Acknowledgments

I have incurred enormous intellectual and personal debts over the eight years since 2004 that I have worked on the current volume. I give thanks to six groups of people.

First, I have to thank the many coauthors of papers I have written in that time. Deon Filmer is the person with whom I really started writing about education and from whom I have learned the most over the years. In addition I have written papers on education with Amanda Beatty, on overambitious curricula and on learning progress over time; Amer Hasan, on educational goals; Rinku Murgai, on teacher compensation in India; Varad Pande, on local government and schooling in India; and Martina Viarengo, on high performers and “superstar” economics and on inequality in performance across schools in the public and private sector. In addition, I count as coauthors the team that produced the World Development Report 2004, “Making Services Work for the Poor”: Junaid Ahmad, Shanta Devarajan, Jeffrey Hammer, Deon Filmer, Ritva Reinikka, Shekhar Shah, Agnes Soucat, Nazmul Chaudhury, and Steven Commins.

Second, many people have directly helped in the production of this book. Duriya Farooqi helped me complete an earlier book. Amanda Beatty read and edited nearly every chapter of the current book. Emily Hurst, my daughter-in-law, provided the illustrations that begin each chapter. Laura Carter worked as a researcher in India and managed the ASER (Annual Status of Education) data. Isaac Pritchett, my son, helped with the references. Bruce Ross-Larson, editor and writing counselor extraordinaire, raised his subtle eyebrows sufficiently to convince me that my “almost there” manuscript was not so. I thank John Osterman, who handles publications at the Center for Global Development, for steering the book toward production, and the Brookings Institution Press publications staff for their professional support in getting the book into print and out into the world.

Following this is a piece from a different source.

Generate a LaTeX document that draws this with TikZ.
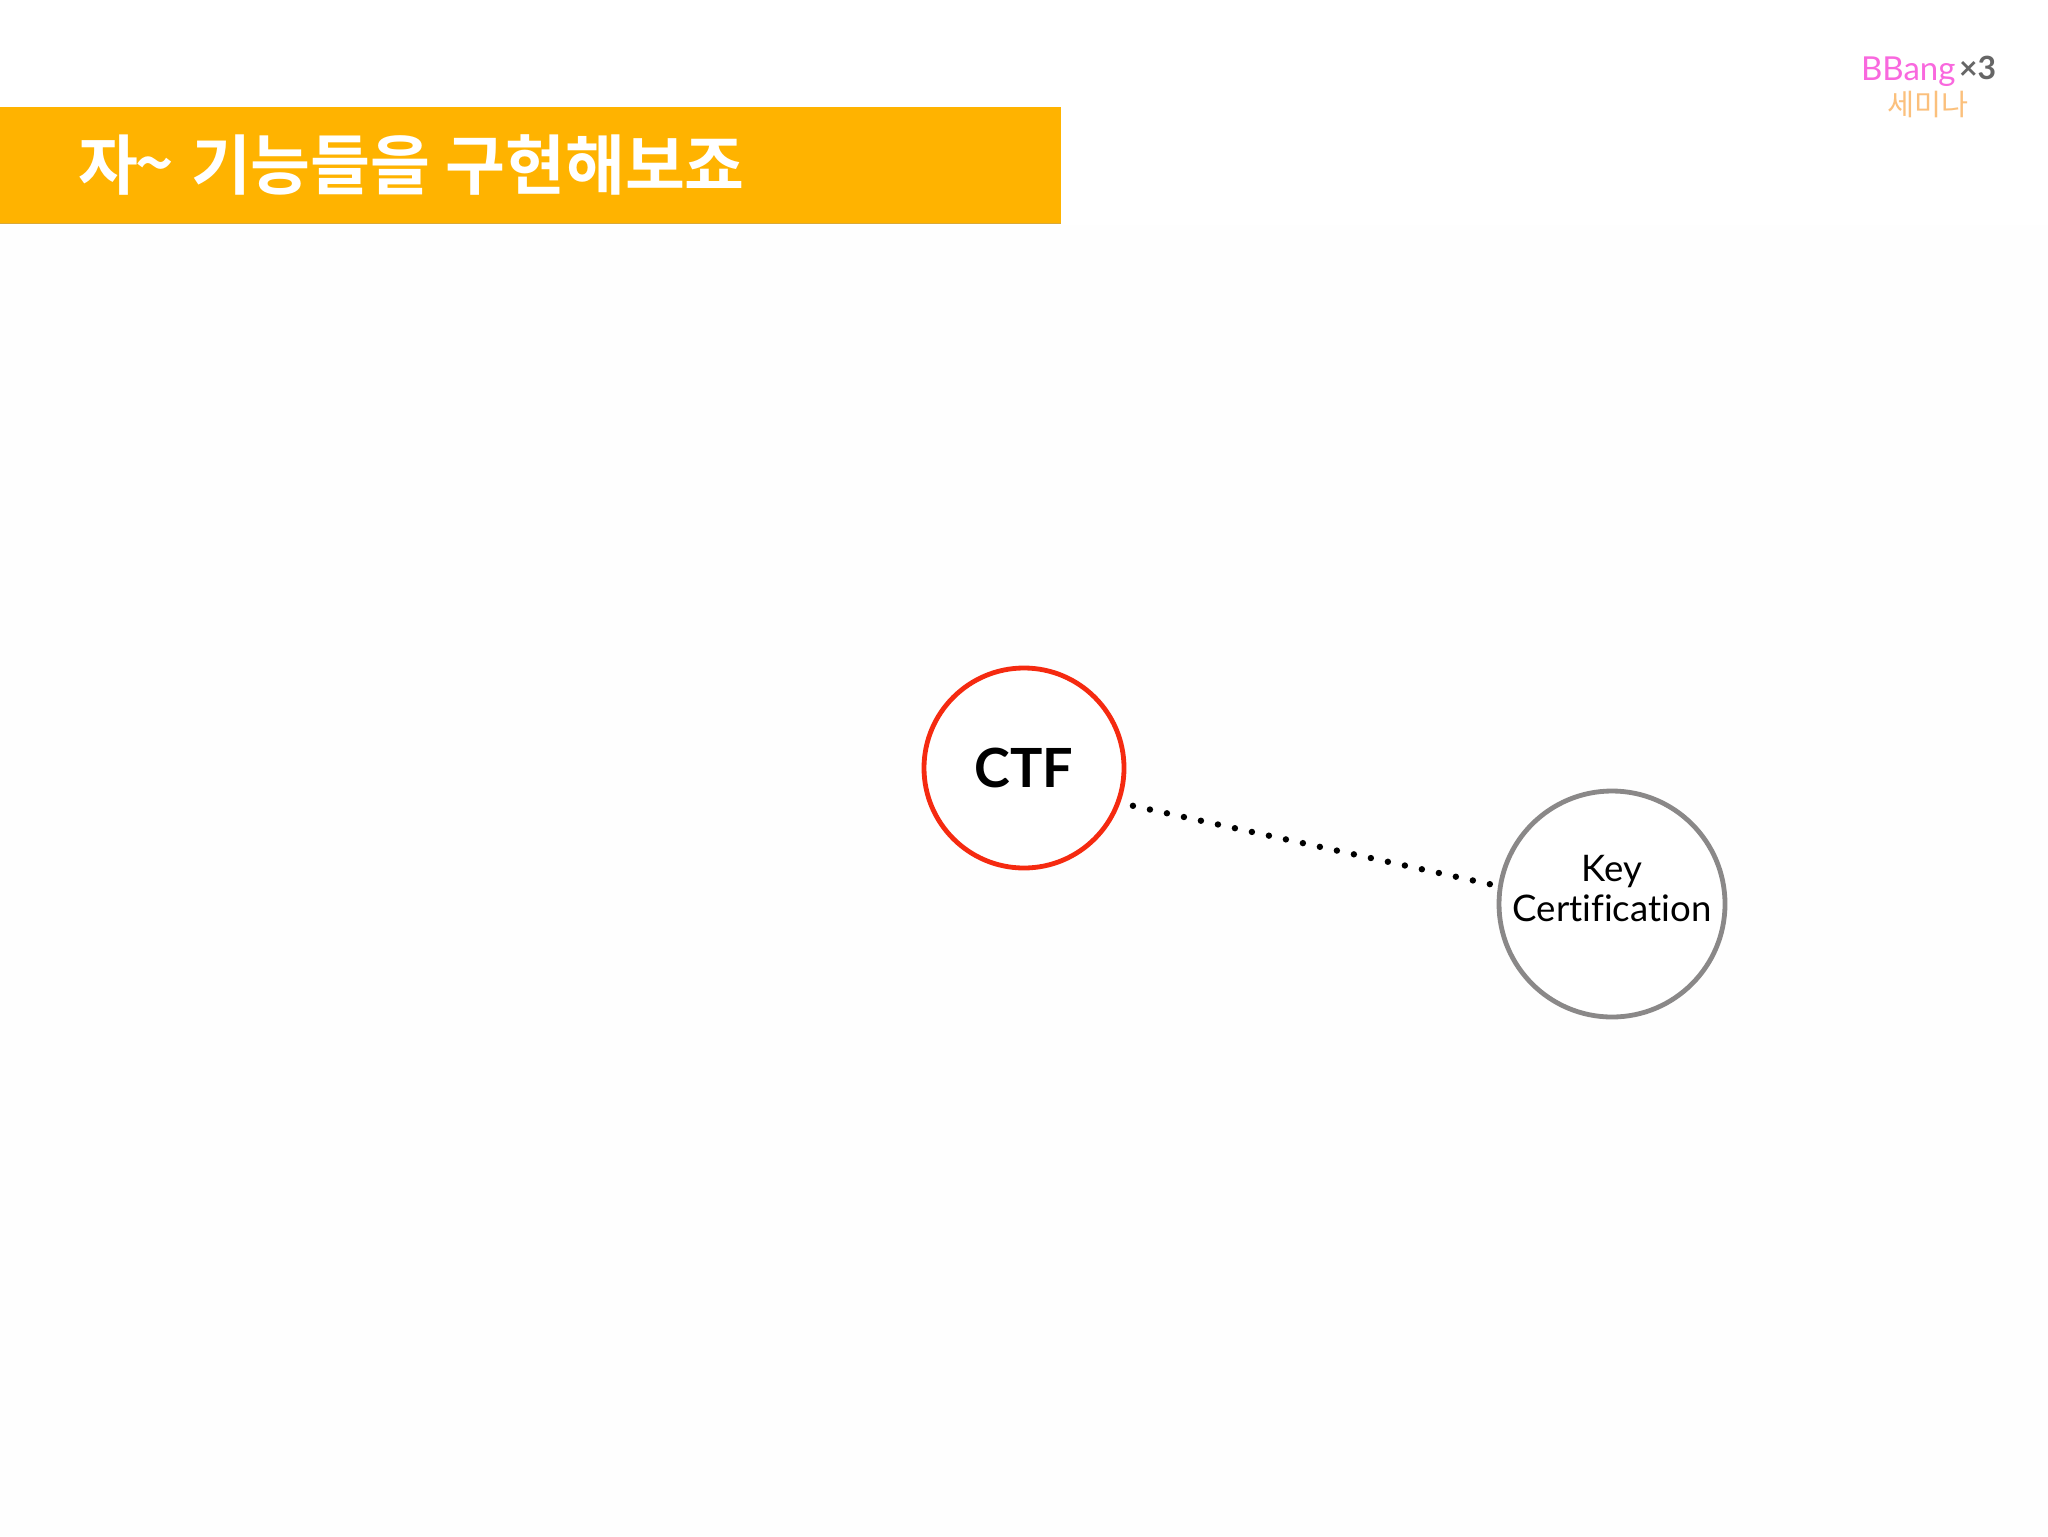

Third, this book stands on the shoulders of giants of research into education. Of course, thanking them does not imply that they would agree with me or even that I agree with them, just that reading these writers’ original research has taught me something: Tahir Andrabi, Paul Atherton, Abhijit Banerjee, Rukmini Banerji, Michael Clemens, Jishnu Das, Sonalde Desai, Esther Duflo, Paul Glewwe, Eric Hanushek, Asim Khwaja, Geeta Kingdon, Michael Kremer, Marlene Lockheed, Karthik Muralidharan, Ritva Reinikka, Justin Sandefeur, V. Sundararaman, and Ludger Woessmann.

This book contains new data. The task of creating new data is thankless so I want to thank those that perform this difficult but essential role. The data produced by Pratham-ASER in India represent a huge leap in scale and conceptualization of assessing performance, and Madhav Chavan, Rukmini Banerji, and Wilima Wadhwa deserve kudos for pioneering this new approach, which has spread. In addition, the company Educational Initiatives and its managing director, Sridhar Rajagopalan, have also pioneered in the development and application of testing learning and capabilities in India.

Fourth, I thank Nancy Birdsall at CGD for her support of this book and of my earlier work. She has been enormously supportive of my work on education and has provided incisive commentary and nudges to finish this book.

Fifth, I thank my own life teachers. Choosing just one at each level of my education I would like to thank Mr. Martin (grade six); Ms. McCabe (grade eight); Gail Young (grade eleven); James MacDonald, at Brigham Young University; Jerry Hausman, at MIT; Larry Summers, postgraduate work; and Keith Warner, my tennis teacher. Perhaps none of them meant to teach me what I learned from them, but the unexpected insight is the beauty of education.

Last, my family. Grandpa Hayward's favorite excuse for getting out and getting away with doing just about anything was that he “had to see a man about a horse.” My own version of Grandpa's excuse is “I am working on my book.” Since I worked some at home I am sure if my children were to imitate “working on a book,” they would stare blankly into space or pace around in pajamas or mutter to themselves “yes, that's it” at inopportune moments. I have tried, unsuccessfully, to convince them all that taking a break from working on a book is working on a book.

My wife, Diane, has a doctorate in political science, has taught choral music in American and international schools, has been a school administrator, and is a teacher in the truest and noblest sense of the calling. I would not be the same without her and our thirty happy years of marriage—and neither would the book.